■ Goal of the exercise: Reproduce nothing but the lines from the start of the material through the line that includes "0.858, 0.924, 1.0];", both ends included, and omit every picture.

■ Supplied information:
====
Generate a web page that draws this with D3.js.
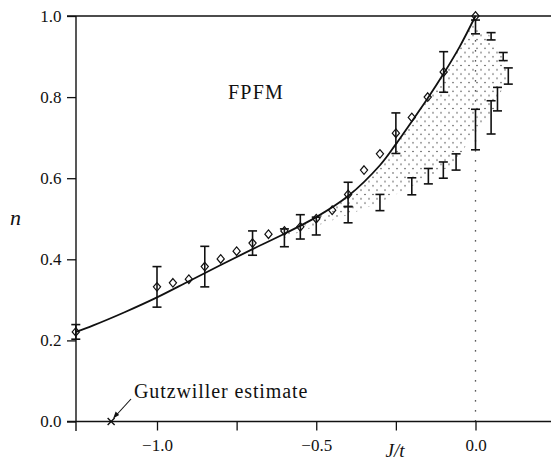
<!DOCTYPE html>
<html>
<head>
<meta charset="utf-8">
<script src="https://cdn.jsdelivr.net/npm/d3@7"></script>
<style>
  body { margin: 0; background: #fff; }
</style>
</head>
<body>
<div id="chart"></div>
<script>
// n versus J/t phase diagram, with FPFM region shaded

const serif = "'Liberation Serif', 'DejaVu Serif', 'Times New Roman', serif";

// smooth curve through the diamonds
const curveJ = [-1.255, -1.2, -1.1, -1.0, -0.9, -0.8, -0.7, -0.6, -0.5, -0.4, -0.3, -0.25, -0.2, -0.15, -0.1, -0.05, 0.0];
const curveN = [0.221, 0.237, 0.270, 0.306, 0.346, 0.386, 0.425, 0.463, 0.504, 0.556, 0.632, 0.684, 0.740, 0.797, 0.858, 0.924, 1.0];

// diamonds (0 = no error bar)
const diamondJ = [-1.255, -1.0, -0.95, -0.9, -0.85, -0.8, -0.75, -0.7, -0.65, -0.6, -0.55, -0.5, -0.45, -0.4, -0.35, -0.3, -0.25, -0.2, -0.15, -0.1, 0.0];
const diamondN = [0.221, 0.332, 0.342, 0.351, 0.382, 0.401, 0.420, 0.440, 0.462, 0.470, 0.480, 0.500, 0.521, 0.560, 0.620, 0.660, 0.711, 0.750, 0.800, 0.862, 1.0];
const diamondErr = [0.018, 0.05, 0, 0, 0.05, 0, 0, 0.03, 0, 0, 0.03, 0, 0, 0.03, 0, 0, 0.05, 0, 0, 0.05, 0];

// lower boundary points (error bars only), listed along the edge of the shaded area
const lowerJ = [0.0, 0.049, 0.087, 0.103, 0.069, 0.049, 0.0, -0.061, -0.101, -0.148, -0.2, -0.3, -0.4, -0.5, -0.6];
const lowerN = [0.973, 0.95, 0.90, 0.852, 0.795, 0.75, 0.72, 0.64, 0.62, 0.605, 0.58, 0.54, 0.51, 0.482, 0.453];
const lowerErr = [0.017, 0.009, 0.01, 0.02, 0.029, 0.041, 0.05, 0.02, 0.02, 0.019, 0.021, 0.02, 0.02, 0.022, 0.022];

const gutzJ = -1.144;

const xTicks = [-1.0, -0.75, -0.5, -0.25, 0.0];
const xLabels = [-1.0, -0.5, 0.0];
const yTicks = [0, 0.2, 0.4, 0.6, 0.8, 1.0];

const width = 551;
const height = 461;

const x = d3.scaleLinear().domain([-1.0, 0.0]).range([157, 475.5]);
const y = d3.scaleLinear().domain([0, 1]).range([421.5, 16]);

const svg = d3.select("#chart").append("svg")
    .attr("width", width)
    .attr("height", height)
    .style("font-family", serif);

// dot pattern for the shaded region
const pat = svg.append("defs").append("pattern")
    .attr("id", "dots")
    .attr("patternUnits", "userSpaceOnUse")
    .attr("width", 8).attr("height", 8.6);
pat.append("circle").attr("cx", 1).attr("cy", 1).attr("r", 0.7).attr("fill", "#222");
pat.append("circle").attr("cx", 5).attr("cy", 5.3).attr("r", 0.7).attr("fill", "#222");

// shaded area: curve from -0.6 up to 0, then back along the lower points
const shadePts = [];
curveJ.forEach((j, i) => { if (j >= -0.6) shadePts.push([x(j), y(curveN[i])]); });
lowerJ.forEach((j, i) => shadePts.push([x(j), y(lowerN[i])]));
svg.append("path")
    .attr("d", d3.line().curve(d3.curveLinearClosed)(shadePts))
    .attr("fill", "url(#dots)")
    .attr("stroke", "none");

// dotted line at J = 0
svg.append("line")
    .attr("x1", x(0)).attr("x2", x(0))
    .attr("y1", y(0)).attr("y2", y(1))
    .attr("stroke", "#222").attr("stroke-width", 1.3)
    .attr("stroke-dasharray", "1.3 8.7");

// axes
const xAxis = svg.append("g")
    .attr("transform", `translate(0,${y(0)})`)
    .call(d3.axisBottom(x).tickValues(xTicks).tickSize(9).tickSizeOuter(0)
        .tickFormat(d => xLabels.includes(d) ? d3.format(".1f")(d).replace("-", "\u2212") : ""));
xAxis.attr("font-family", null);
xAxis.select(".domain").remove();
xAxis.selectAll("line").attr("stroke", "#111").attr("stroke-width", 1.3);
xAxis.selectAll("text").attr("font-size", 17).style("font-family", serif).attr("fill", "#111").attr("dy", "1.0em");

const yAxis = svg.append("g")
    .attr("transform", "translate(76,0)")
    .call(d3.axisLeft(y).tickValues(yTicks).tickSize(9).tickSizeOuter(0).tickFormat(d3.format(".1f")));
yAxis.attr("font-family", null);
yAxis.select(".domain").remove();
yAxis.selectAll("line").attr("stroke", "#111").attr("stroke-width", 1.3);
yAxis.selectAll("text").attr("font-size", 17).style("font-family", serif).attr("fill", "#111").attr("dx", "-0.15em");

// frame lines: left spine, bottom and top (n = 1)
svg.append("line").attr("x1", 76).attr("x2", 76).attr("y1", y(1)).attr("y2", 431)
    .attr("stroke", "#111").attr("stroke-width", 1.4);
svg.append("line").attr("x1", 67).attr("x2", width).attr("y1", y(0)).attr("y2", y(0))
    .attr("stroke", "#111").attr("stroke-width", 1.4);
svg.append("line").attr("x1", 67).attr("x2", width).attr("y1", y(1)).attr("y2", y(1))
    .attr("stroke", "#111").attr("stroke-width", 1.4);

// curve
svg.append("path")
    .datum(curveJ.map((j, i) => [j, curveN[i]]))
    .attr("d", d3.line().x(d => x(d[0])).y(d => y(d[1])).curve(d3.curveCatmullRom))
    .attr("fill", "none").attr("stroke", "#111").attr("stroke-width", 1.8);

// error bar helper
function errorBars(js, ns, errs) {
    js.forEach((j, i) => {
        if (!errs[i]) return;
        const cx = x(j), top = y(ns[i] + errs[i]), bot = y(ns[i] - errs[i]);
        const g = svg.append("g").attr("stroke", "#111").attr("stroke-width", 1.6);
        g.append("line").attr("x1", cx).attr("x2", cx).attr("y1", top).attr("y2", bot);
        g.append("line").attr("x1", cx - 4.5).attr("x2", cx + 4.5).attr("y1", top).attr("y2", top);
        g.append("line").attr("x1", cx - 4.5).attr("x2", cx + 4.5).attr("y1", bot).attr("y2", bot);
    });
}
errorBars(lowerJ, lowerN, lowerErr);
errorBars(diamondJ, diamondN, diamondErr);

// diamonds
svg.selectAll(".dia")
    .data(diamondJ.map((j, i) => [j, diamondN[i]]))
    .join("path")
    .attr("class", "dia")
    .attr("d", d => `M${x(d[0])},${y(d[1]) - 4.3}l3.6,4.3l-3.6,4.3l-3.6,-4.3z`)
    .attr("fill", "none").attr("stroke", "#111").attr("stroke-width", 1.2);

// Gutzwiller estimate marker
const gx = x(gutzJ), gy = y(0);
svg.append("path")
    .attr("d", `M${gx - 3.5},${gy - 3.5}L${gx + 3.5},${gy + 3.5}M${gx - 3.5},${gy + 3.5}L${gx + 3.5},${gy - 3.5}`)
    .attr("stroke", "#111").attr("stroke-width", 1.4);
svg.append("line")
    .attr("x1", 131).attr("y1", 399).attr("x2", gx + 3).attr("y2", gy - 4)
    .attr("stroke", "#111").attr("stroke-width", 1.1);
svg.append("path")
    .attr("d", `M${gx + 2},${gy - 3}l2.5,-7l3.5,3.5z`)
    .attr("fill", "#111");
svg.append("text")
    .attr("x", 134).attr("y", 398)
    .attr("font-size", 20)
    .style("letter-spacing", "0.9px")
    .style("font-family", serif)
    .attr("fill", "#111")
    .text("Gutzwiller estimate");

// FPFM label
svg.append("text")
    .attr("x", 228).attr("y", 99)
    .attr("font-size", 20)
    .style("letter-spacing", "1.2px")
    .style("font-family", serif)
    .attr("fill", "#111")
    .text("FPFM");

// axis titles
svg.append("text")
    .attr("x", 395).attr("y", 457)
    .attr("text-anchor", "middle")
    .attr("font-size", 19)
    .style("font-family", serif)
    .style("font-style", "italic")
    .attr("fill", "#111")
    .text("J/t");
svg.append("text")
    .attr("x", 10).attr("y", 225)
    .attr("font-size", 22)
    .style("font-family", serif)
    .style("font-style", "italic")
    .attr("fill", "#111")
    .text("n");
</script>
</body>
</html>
====
■ Result:
Generate a web page that draws this with D3.js.
<!DOCTYPE html>
<html>
<head>
<meta charset="utf-8">
<script src="https://cdn.jsdelivr.net/npm/d3@7"></script>
<style>
  body { margin: 0; background: #fff; }
</style>
</head>
<body>
<div id="chart"></div>
<script>
// n versus J/t phase diagram, with FPFM region shaded

const serif = "'Liberation Serif', 'DejaVu Serif', 'Times New Roman', serif";

// smooth curve through the diamonds
const curveJ = [-1.255, -1.2, -1.1, -1.0, -0.9, -0.8, -0.7, -0.6, -0.5, -0.4, -0.3, -0.25, -0.2, -0.15, -0.1, -0.05, 0.0];
const curveN = [0.221, 0.237, 0.270, 0.306, 0.346, 0.386, 0.425, 0.463, 0.504, 0.556, 0.632, 0.684, 0.740, 0.797, 0.858, 0.924, 1.0];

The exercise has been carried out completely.